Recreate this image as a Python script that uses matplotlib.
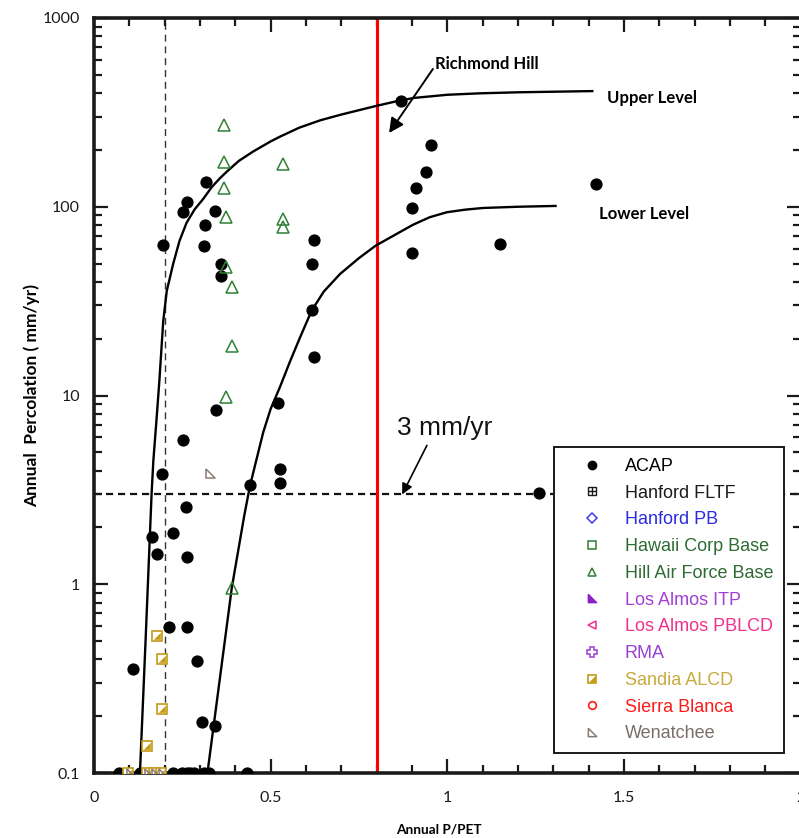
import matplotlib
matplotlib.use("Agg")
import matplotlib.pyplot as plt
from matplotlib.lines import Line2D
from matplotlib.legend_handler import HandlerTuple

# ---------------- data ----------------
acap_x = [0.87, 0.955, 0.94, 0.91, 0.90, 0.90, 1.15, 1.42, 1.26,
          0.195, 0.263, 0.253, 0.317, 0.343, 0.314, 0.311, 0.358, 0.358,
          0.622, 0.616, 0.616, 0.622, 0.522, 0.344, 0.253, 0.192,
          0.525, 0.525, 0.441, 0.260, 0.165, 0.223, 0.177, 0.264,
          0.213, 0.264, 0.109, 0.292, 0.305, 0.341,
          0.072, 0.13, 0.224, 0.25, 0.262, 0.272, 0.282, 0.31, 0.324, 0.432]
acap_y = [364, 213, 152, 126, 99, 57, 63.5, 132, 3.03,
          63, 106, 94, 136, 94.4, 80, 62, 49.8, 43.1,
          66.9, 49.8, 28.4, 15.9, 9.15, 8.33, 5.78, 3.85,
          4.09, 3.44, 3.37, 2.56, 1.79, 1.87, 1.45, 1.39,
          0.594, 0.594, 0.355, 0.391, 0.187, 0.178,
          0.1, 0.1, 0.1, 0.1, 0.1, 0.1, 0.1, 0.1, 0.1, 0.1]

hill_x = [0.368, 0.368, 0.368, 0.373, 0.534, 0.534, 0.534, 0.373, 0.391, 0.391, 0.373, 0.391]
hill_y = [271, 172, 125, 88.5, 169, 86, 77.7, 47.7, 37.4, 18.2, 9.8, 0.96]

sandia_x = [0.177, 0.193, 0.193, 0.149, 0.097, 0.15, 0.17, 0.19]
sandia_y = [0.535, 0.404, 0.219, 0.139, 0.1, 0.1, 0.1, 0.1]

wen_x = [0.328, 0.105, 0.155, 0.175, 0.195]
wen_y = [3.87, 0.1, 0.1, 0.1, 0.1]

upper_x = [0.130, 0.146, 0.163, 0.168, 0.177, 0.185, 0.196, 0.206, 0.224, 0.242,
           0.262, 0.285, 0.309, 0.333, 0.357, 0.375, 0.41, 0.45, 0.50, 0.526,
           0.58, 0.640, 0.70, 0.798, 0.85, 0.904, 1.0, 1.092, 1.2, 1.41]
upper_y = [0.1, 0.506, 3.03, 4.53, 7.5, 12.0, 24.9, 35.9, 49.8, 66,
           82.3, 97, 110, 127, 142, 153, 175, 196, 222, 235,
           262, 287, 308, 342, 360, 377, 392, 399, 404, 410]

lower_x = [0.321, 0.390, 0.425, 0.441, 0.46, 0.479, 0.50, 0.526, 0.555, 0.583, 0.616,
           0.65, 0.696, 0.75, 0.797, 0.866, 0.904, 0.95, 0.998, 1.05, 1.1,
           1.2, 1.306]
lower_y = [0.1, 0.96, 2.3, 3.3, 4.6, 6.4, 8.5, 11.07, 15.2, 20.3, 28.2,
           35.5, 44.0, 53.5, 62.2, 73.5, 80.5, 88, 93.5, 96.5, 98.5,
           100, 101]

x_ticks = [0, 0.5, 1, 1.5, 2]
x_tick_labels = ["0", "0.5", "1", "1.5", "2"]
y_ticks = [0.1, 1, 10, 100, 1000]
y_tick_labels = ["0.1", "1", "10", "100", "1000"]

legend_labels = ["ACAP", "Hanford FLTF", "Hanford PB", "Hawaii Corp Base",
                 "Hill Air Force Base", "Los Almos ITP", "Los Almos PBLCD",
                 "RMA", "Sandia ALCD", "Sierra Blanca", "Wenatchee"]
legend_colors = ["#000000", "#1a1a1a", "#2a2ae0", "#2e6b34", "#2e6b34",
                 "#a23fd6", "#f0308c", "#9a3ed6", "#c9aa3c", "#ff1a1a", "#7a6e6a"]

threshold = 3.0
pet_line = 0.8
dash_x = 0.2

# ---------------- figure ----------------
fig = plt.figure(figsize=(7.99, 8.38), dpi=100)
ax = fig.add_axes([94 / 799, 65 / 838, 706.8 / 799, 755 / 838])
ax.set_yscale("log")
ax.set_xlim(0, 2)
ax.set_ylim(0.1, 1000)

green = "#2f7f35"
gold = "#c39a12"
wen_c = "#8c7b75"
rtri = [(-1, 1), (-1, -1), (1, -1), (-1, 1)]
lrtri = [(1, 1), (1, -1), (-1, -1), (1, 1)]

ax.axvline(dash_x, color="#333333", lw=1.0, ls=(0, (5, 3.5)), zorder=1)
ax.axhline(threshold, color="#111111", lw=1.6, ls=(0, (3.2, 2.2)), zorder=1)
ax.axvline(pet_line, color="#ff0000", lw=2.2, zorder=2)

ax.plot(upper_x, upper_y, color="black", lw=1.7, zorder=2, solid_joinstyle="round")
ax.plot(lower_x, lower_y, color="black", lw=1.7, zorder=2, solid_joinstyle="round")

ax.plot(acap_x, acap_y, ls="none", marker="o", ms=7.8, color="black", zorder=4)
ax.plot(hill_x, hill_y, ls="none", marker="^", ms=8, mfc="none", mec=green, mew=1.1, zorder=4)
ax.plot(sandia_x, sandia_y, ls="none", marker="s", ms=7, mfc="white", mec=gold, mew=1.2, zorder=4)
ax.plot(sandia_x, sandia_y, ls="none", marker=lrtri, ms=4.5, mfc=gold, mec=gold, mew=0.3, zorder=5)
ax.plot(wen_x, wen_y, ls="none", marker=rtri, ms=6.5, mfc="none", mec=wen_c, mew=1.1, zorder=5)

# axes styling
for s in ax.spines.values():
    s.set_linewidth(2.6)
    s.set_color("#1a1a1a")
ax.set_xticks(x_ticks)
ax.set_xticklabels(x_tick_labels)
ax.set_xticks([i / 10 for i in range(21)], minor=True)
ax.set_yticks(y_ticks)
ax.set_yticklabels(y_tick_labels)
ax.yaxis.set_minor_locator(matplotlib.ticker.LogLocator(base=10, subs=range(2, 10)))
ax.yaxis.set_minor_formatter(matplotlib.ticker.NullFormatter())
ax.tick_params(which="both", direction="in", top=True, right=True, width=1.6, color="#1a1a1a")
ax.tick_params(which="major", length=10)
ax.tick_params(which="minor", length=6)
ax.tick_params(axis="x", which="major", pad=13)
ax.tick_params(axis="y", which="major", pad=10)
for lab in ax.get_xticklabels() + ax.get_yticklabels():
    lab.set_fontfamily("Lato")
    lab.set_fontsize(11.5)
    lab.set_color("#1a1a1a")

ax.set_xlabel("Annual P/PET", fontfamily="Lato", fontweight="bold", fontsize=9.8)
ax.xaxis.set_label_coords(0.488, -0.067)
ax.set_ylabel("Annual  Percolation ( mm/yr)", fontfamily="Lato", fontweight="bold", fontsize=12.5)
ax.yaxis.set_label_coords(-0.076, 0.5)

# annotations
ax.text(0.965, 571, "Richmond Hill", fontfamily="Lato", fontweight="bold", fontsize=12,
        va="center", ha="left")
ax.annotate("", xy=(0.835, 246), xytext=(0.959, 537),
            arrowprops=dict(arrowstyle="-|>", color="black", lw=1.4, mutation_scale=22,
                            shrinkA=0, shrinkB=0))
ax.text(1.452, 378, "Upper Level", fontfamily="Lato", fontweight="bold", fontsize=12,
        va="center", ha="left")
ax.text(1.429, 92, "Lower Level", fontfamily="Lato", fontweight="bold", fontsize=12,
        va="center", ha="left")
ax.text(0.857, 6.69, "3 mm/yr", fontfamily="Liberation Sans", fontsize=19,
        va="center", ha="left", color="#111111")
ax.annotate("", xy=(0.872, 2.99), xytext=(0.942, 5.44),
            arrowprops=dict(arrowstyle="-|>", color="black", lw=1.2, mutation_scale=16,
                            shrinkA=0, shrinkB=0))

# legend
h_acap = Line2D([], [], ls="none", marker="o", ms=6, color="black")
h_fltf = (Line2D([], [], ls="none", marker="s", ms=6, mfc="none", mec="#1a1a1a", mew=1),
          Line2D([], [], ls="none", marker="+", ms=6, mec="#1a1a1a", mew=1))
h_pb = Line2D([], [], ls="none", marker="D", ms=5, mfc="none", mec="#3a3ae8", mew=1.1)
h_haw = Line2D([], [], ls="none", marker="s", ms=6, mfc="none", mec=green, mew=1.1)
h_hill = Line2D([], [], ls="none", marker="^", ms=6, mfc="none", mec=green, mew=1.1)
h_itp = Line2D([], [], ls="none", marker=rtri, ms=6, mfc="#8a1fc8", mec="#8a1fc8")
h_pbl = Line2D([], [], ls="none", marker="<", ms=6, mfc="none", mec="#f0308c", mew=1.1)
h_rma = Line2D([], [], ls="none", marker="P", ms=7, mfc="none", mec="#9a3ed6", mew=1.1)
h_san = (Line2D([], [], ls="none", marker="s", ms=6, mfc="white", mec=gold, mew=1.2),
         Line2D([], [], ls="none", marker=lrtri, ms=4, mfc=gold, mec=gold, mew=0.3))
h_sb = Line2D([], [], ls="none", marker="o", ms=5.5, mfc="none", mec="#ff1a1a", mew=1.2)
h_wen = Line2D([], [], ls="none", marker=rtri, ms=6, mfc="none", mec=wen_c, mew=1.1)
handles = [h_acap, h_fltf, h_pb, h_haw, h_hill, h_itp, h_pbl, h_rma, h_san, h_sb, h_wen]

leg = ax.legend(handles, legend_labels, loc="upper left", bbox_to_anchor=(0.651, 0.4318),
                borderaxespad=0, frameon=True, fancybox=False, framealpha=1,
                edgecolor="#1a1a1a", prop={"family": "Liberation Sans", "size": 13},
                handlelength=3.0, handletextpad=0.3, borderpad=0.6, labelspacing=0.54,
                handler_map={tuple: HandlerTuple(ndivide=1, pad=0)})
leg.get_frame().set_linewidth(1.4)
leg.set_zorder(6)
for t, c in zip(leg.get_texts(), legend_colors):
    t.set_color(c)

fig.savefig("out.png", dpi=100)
═══
■ Work to complete ■
Leave out any pictures, please, and quote only the lines from the top of the data through the line that contains "from matplotlib.legend_handler import".

■ Task result ■
Recreate this image as a Python script that uses matplotlib.
import matplotlib
matplotlib.use("Agg")
import matplotlib.pyplot as plt
from matplotlib.lines import Line2D
from matplotlib.legend_handler import HandlerTuple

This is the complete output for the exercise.